───── SOURCE EXCERPT

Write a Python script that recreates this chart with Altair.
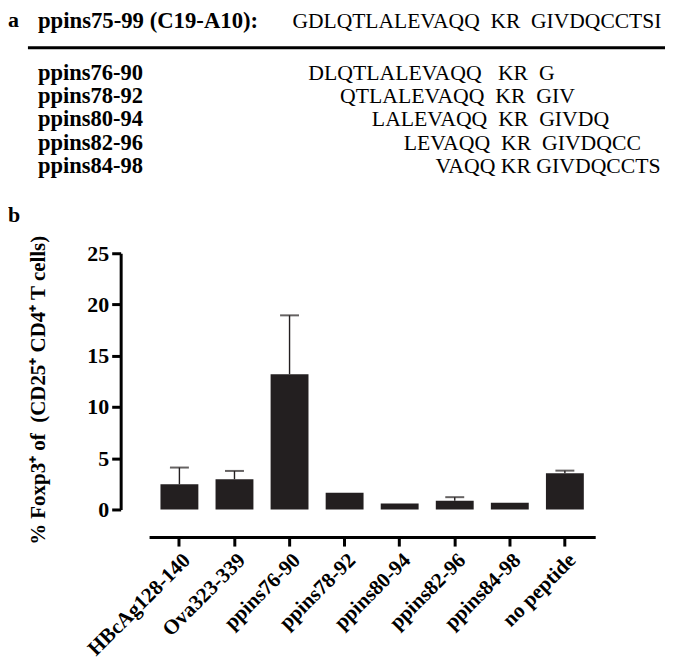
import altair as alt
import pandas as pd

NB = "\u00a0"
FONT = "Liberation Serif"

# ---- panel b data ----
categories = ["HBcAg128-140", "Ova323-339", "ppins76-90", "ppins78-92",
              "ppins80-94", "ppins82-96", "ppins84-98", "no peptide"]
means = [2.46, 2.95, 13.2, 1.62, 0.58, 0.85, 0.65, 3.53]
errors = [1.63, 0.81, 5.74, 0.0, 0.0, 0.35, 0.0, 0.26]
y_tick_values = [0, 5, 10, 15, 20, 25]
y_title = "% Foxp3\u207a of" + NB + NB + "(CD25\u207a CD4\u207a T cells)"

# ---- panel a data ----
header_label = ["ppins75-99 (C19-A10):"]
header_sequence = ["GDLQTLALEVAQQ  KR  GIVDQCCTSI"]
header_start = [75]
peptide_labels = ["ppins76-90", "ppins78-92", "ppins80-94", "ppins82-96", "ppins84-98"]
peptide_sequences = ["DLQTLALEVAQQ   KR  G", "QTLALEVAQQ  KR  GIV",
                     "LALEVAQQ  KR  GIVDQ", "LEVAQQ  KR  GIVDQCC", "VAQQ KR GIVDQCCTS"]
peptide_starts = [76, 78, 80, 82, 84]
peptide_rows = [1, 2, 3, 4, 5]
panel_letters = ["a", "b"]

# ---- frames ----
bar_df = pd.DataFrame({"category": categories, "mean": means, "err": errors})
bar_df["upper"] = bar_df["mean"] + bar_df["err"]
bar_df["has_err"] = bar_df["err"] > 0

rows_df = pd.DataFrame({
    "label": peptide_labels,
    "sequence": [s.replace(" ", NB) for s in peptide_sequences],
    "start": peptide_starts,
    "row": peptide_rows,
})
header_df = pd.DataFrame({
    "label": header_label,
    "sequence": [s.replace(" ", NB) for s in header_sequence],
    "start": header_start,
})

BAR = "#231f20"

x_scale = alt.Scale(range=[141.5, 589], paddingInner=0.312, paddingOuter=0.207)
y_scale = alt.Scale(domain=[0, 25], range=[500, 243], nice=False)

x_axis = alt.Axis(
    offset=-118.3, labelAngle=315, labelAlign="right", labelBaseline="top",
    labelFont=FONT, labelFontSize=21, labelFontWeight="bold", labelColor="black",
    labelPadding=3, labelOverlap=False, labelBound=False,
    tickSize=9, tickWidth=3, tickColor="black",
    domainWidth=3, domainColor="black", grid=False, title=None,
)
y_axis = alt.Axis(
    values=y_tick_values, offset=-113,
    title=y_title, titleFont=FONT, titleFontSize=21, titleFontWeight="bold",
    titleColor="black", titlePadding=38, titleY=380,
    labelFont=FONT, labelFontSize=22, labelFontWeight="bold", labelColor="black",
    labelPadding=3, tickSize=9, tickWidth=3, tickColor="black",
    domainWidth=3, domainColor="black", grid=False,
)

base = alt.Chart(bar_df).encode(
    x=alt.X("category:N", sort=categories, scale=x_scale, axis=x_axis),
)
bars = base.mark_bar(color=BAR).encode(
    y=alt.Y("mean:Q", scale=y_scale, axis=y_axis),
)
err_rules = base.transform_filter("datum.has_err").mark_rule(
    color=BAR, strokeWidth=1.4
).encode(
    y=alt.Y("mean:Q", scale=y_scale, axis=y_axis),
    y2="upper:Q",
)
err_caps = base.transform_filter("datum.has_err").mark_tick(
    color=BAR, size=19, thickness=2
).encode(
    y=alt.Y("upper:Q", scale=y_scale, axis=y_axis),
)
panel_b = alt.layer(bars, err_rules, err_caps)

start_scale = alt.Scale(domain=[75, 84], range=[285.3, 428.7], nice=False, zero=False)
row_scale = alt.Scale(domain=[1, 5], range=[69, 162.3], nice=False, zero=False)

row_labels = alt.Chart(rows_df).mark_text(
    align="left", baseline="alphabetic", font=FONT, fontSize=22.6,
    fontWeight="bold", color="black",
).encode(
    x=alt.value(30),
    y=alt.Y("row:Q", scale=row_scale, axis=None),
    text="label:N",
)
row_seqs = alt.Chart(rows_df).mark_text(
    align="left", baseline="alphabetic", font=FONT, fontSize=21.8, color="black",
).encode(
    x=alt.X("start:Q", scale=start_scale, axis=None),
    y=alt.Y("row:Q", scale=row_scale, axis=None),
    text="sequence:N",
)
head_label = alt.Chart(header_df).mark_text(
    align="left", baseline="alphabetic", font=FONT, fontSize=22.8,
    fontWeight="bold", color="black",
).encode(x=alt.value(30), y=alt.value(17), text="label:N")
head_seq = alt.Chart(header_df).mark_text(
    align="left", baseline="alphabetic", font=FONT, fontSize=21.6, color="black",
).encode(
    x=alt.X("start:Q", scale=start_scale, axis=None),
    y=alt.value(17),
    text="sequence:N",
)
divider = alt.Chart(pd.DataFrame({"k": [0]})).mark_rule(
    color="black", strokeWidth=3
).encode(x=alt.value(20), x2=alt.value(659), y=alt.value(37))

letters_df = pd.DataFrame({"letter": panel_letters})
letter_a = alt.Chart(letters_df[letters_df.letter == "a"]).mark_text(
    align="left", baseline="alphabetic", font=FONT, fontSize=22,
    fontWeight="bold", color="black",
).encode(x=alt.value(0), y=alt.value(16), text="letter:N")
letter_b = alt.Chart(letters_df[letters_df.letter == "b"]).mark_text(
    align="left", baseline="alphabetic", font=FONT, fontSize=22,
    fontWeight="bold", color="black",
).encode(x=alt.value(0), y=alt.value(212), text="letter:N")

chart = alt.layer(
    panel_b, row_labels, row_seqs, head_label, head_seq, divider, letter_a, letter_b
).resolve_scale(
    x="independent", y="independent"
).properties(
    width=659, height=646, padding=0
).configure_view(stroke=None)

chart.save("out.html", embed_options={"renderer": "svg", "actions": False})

──────────

■ INSTRUCTIONS TO FOLLOW
Pictures excluded, quote all the data above exactly.

■ EXPECTED ANSWER
Write a Python script that recreates this chart with Altair.
import altair as alt
import pandas as pd

NB = "\u00a0"
FONT = "Liberation Serif"

# ---- panel b data ----
categories = ["HBcAg128-140", "Ova323-339", "ppins76-90", "ppins78-92",
              "ppins80-94", "ppins82-96", "ppins84-98", "no peptide"]
means = [2.46, 2.95, 13.2, 1.62, 0.58, 0.85, 0.65, 3.53]
errors = [1.63, 0.81, 5.74, 0.0, 0.0, 0.35, 0.0, 0.26]
y_tick_values = [0, 5, 10, 15, 20, 25]
y_title = "% Foxp3\u207a of" + NB + NB + "(CD25\u207a CD4\u207a T cells)"

# ---- panel a data ----
header_label = ["ppins75-99 (C19-A10):"]
header_sequence = ["GDLQTLALEVAQQ  KR  GIVDQCCTSI"]
header_start = [75]
peptide_labels = ["ppins76-90", "ppins78-92", "ppins80-94", "ppins82-96", "ppins84-98"]
peptide_sequences = ["DLQTLALEVAQQ   KR  G", "QTLALEVAQQ  KR  GIV",
                     "LALEVAQQ  KR  GIVDQ", "LEVAQQ  KR  GIVDQCC", "VAQQ KR GIVDQCCTS"]
peptide_starts = [76, 78, 80, 82, 84]
peptide_rows = [1, 2, 3, 4, 5]
panel_letters = ["a", "b"]

# ---- frames ----
bar_df = pd.DataFrame({"category": categories, "mean": means, "err": errors})
bar_df["upper"] = bar_df["mean"] + bar_df["err"]
bar_df["has_err"] = bar_df["err"] > 0

rows_df = pd.DataFrame({
    "label": peptide_labels,
    "sequence": [s.replace(" ", NB) for s in peptide_sequences],
    "start": peptide_starts,
    "row": peptide_rows,
})
header_df = pd.DataFrame({
    "label": header_label,
    "sequence": [s.replace(" ", NB) for s in header_sequence],
    "start": header_start,
})

BAR = "#231f20"

x_scale = alt.Scale(range=[141.5, 589], paddingInner=0.312, paddingOuter=0.207)
y_scale = alt.Scale(domain=[0, 25], range=[500, 243], nice=False)

x_axis = alt.Axis(
    offset=-118.3, labelAngle=315, labelAlign="right", labelBaseline="top",
    labelFont=FONT, labelFontSize=21, labelFontWeight="bold", labelColor="black",
    labelPadding=3, labelOverlap=False, labelBound=False,
    tickSize=9, tickWidth=3, tickColor="black",
    domainWidth=3, domainColor="black", grid=False, title=None,
)
y_axis = alt.Axis(
    values=y_tick_values, offset=-113,
    title=y_title, titleFont=FONT, titleFontSize=21, titleFontWeight="bold",
    titleColor="black", titlePadding=38, titleY=380,
    labelFont=FONT, labelFontSize=22, labelFontWeight="bold", labelColor="black",
    labelPadding=3, tickSize=9, tickWidth=3, tickColor="black",
    domainWidth=3, domainColor="black", grid=False,
)

base = alt.Chart(bar_df).encode(
    x=alt.X("category:N", sort=categories, scale=x_scale, axis=x_axis),
)
bars = base.mark_bar(color=BAR).encode(
    y=alt.Y("mean:Q", scale=y_scale, axis=y_axis),
)
err_rules = base.transform_filter("datum.has_err").mark_rule(
    color=BAR, strokeWidth=1.4
).encode(
    y=alt.Y("mean:Q", scale=y_scale, axis=y_axis),
    y2="upper:Q",
)
err_caps = base.transform_filter("datum.has_err").mark_tick(
    color=BAR, size=19, thickness=2
).encode(
    y=alt.Y("upper:Q", scale=y_scale, axis=y_axis),
)
panel_b = alt.layer(bars, err_rules, err_caps)

start_scale = alt.Scale(domain=[75, 84], range=[285.3, 428.7], nice=False, zero=False)
row_scale = alt.Scale(domain=[1, 5], range=[69, 162.3], nice=False, zero=False)

row_labels = alt.Chart(rows_df).mark_text(
    align="left", baseline="alphabetic", font=FONT, fontSize=22.6,
    fontWeight="bold", color="black",
).encode(
    x=alt.value(30),
    y=alt.Y("row:Q", scale=row_scale, axis=None),
    text="label:N",
)
row_seqs = alt.Chart(rows_df).mark_text(
    align="left", baseline="alphabetic", font=FONT, fontSize=21.8, color="black",
).encode(
    x=alt.X("start:Q", scale=start_scale, axis=None),
    y=alt.Y("row:Q", scale=row_scale, axis=None),
    text="sequence:N",
)
head_label = alt.Chart(header_df).mark_text(
    align="left", baseline="alphabetic", font=FONT, fontSize=22.8,
    fontWeight="bold", color="black",
).encode(x=alt.value(30), y=alt.value(17), text="label:N")
head_seq = alt.Chart(header_df).mark_text(
    align="left", baseline="alphabetic", font=FONT, fontSize=21.6, color="black",
).encode(
    x=alt.X("start:Q", scale=start_scale, axis=None),
    y=alt.value(17),
    text="sequence:N",
)
divider = alt.Chart(pd.DataFrame({"k": [0]})).mark_rule(
    color="black", strokeWidth=3
).encode(x=alt.value(20), x2=alt.value(659), y=alt.value(37))

letters_df = pd.DataFrame({"letter": panel_letters})
letter_a = alt.Chart(letters_df[letters_df.letter == "a"]).mark_text(
    align="left", baseline="alphabetic", font=FONT, fontSize=22,
    fontWeight="bold", color="black",
).encode(x=alt.value(0), y=alt.value(16), text="letter:N")
letter_b = alt.Chart(letters_df[letters_df.letter == "b"]).mark_text(
    align="left", baseline="alphabetic", font=FONT, fontSize=22,
    fontWeight="bold", color="black",
).encode(x=alt.value(0), y=alt.value(212), text="letter:N")

chart = alt.layer(
    panel_b, row_labels, row_seqs, head_label, head_seq, divider, letter_a, letter_b
).resolve_scale(
    x="independent", y="independent"
).properties(
    width=659, height=646, padding=0
).configure_view(stroke=None)

chart.save("out.html", embed_options={"renderer": "svg", "actions": False})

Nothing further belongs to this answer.